S.C. Baptists adopt resolutions on foster care, human trafficking, Emanuel AME Church

South Carolina Baptists adopted resolutions Nov. 10 on the Cooperative Program, foster care, freedom of religious expression, human trafficking, faith-based pregnancy care centers, and the statewide faith community’s response to the June 2015 massacre at Charleston’s Emanuel AME Church.

The resolutions were offered by the 2015 Resolutions Committee. Brian Saxon served as chairman.

(Read the full text of the resolutions.)

Cooperative Program Celebration and Challenge

Since its founding in 1925, South Carolina Baptists have given more than $1 billion toward the Cooperative Program. Messengers reaffirmed the 2010 Southern Baptist Convention action calling all Southern Baptists to “continue to honor and affirm the Cooperative Program as the most effective means of mobilizing our churches and extending our outreach.” The resolution encourages all South Carolina Baptist congregations to evaluate their CP giving and to prayerfully consider increasing their giving by 1 percent each year.

Foster Care

With more than 2,500 children and youth enrolled in South Carolina’s foster care system, including 600 children who are available for adoption, messengers challenged churches to bolster awareness of the foster-care opportunity. If each of the more than 2,000 churches in the SCBC had at least one family willing to provide foster care, the need for group homes or institutions could be eliminated. The resolution also calls on the SCBC to continue to support Connie Maxwell Children’s Home, which provides gospel-centered residential care for children who are not able to be placed with a family.

Freedom of Religious Expression

Messengers urged churches, pastors and individual Christians “to understand and exercise their right and responsibility to stand for biblical values and to influence the culture.” The resolution states that “some people of faith are being denied the right to operate their business in a manner consistent with their biblical worldview, especially with regard to their convictions about homosexuality,” and encouraged South Carolina Baptists to pray for the nation and its leaders “to boldly exercise their freedom of speech and religious liberty to further the cause of Christ in the culture.”

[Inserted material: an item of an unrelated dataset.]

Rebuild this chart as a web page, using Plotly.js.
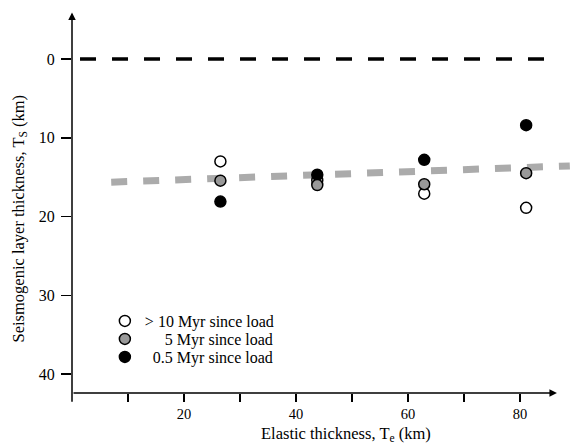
<!DOCTYPE html>
<html><head><meta charset="utf-8">
<script src="https://cdn.plot.ly/plotly-3.0.1.min.js"></script>
<style>html,body{margin:0;padding:0;background:#fff}#chart{width:570px;height:445px}</style>
</head><body><div id="chart"></div>
<script>
// Elastic thickness Te (km) of each site
const te = [26.5, 43.8, 62.9, 81.1];
// Seismogenic layer thickness Ts (km) by time since load
const tsOld = [13.0, 15.4, 17.1, 18.9];   // > 10 Myr since load
const ts5   = [15.45, 16.0, 15.9, 14.5];  // 5 Myr since load
const ts05  = [18.1, 14.7, 12.8, 8.4];    // 0.5 Myr since load
// gray dashed trend line
const fitTe = [7.0, 88.9];
const fitTs = [15.64, 13.57];
// black dashed reference line at Ts = 0
const refTe = [1.43, 84.3];
const refTs = [0, 0];
// ticks
const xTickVals = [10, 20, 30, 40, 50, 60, 70, 80];
const xTickText = ['', '20', '', '40', '', '60', '', '80'];
const yTickVals = [0, 10, 20, 30, 40];
const names = ['> 10 Myr since load', '\u2007\u2007\u00a05 Myr since load', '\u20070.5 Myr since load'];

const FONT = 'Liberation Serif, Times New Roman, serif';
const mk = (fill) => ({size: 11, color: fill, line: {color: '#000', width: 1.5}});

const traces = [
  {x: fitTe, y: fitTs, mode: 'lines', line: {color: '#ababab', width: 7, dash: '16px,16px'}, showlegend: false, hoverinfo: 'skip'},
  {x: refTe, y: refTs, mode: 'lines', line: {color: '#000', width: 3.5, dash: '16px,16px'}, showlegend: false, hoverinfo: 'skip'},
  {x: te, y: tsOld, mode: 'markers', name: names[0], marker: mk('#fff'), legend: 'legend'},
  {x: te, y: ts05, mode: 'markers', name: names[2], marker: mk('#000'), legend: 'legend3'},
  {x: te, y: ts5, mode: 'markers', name: names[1], marker: mk('#999'), legend: 'legend2'}
];

const legBase = (y) => ({x: 0.066, y: y, xanchor: 'left', yanchor: 'middle', bgcolor: 'rgba(0,0,0,0)',
  font: {family: FONT, size: 16, color: '#000'}, borderwidth: 0});

const layout = {
  width: 570, height: 445,
  margin: {l: 72, r: 0, t: 12, b: 52},
  paper_bgcolor: '#fff', plot_bgcolor: '#fff',
  font: {family: FONT, size: 15, color: '#000'},
  xaxis: {range: [0, 88.93], showgrid: false, zeroline: false, showline: false,
    tickmode: 'array', tickvals: xTickVals, ticktext: xTickText, ticks: 'outside', ticklen: 8, tickwidth: 1.5,
    tickcolor: '#000', tickfont: {family: FONT, size: 14.5}},
  yaxis: {range: [42.41, -5.97], showgrid: false, zeroline: false, showline: false,
    tickmode: 'array', tickvals: yTickVals, ticks: 'outside', ticklen: 10, tickwidth: 1.5,
    tickcolor: '#000', tickfont: {family: FONT, size: 16}, ticklabelstandoff: 3},
  legend: legBase(0.189),
  legend2: legBase(0.1417),
  legend3: legBase(0.0945),
  annotations: [
    {x: 0, y: -5.9, xref: 'x', yref: 'y', ax: 0, ay: 43.7, axref: 'x', ayref: 'y', text: '',
      showarrow: true, arrowhead: 2, arrowsize: 1, arrowwidth: 1.5, arrowcolor: '#000', standoff: 0},
    {x: 86.6, y: 42.41, xref: 'x', yref: 'y', ax: 0, ay: 42.41, axref: 'x', ayref: 'y', text: '',
      showarrow: true, arrowhead: 2, arrowsize: 1, arrowwidth: 1.5, arrowcolor: '#000', standoff: 0},
    {x: -0.1084, y: 0.458, xref: 'paper', yref: 'paper', text: 'Seismogenic layer thickness, T<sub>S</sub> (km)',
      textangle: -90, showarrow: false, font: {family: FONT, size: 16.5}, xanchor: 'center', yanchor: 'middle'},
    {x: 0.5496, y: -0.1063, xref: 'paper', yref: 'paper', text: 'Elastic thickness, T<sub>e</sub> (km)',
      showarrow: false, font: {family: FONT, size: 16.5}, xanchor: 'center', yanchor: 'middle'}
  ]
};

Plotly.newPlot('chart', traces, layout, {displayModeBar: false, staticPlot: true});
</script></body></html>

Shedding Light on Human Trafficking

Citing the trafficking of 27 million people around the world for purposes of free labor and for sex trade, while noting that South Carolina’s major interstates, ports and tourism centers allow for easy access to international human trafficking, messengers encouraged churches to consider how they can develop ministries that provide refuge and healing for victims of human trafficking and slavery. “Human trafficking and slavery does exist here in South Carolina,” the resolution states, and it calls on congregations to address “pornography and other gateway industries that profit on the hardship of human exploitation.”

Amazing Grace of Emanuel AME Church

The resolution expresses appreciation to the murdered victims’ families — “people of faith” — for “responding … with grace and forgiveness” just two days after an assailant gunned down nine people during a prayer meeting at Emanuel AME Church in Charleston, S.C., on June 17, 2015. The resolution also notes the “multiethnic and multicultural unity” that developed in the wake of the shooting and that “still continues to grow as our state heals from this tragedy.” Messengers also praised local and state officials for minimizing the risk of retaliation and for maintaining civil authority in the days following the shooting.

Pregnancy Care Centers

Citing published accounts of “gruesome abortion procedures and the exchange of fetal body parts” by organizations that receive funding and support from taxpayers, messengers encouraged churches to embrace faith-based pregnancy care centers as a positive alternative for comprehensive healthcare for women and their families. The resolution notes there are three abortion providers in South Carolina but states there are 161 other community healthcare centers in the state that offer free or low-cost healthcare to women. The resolution urges South Carolina Baptists to “boldly stand for the sanctity of all human life from the womb to the grave.”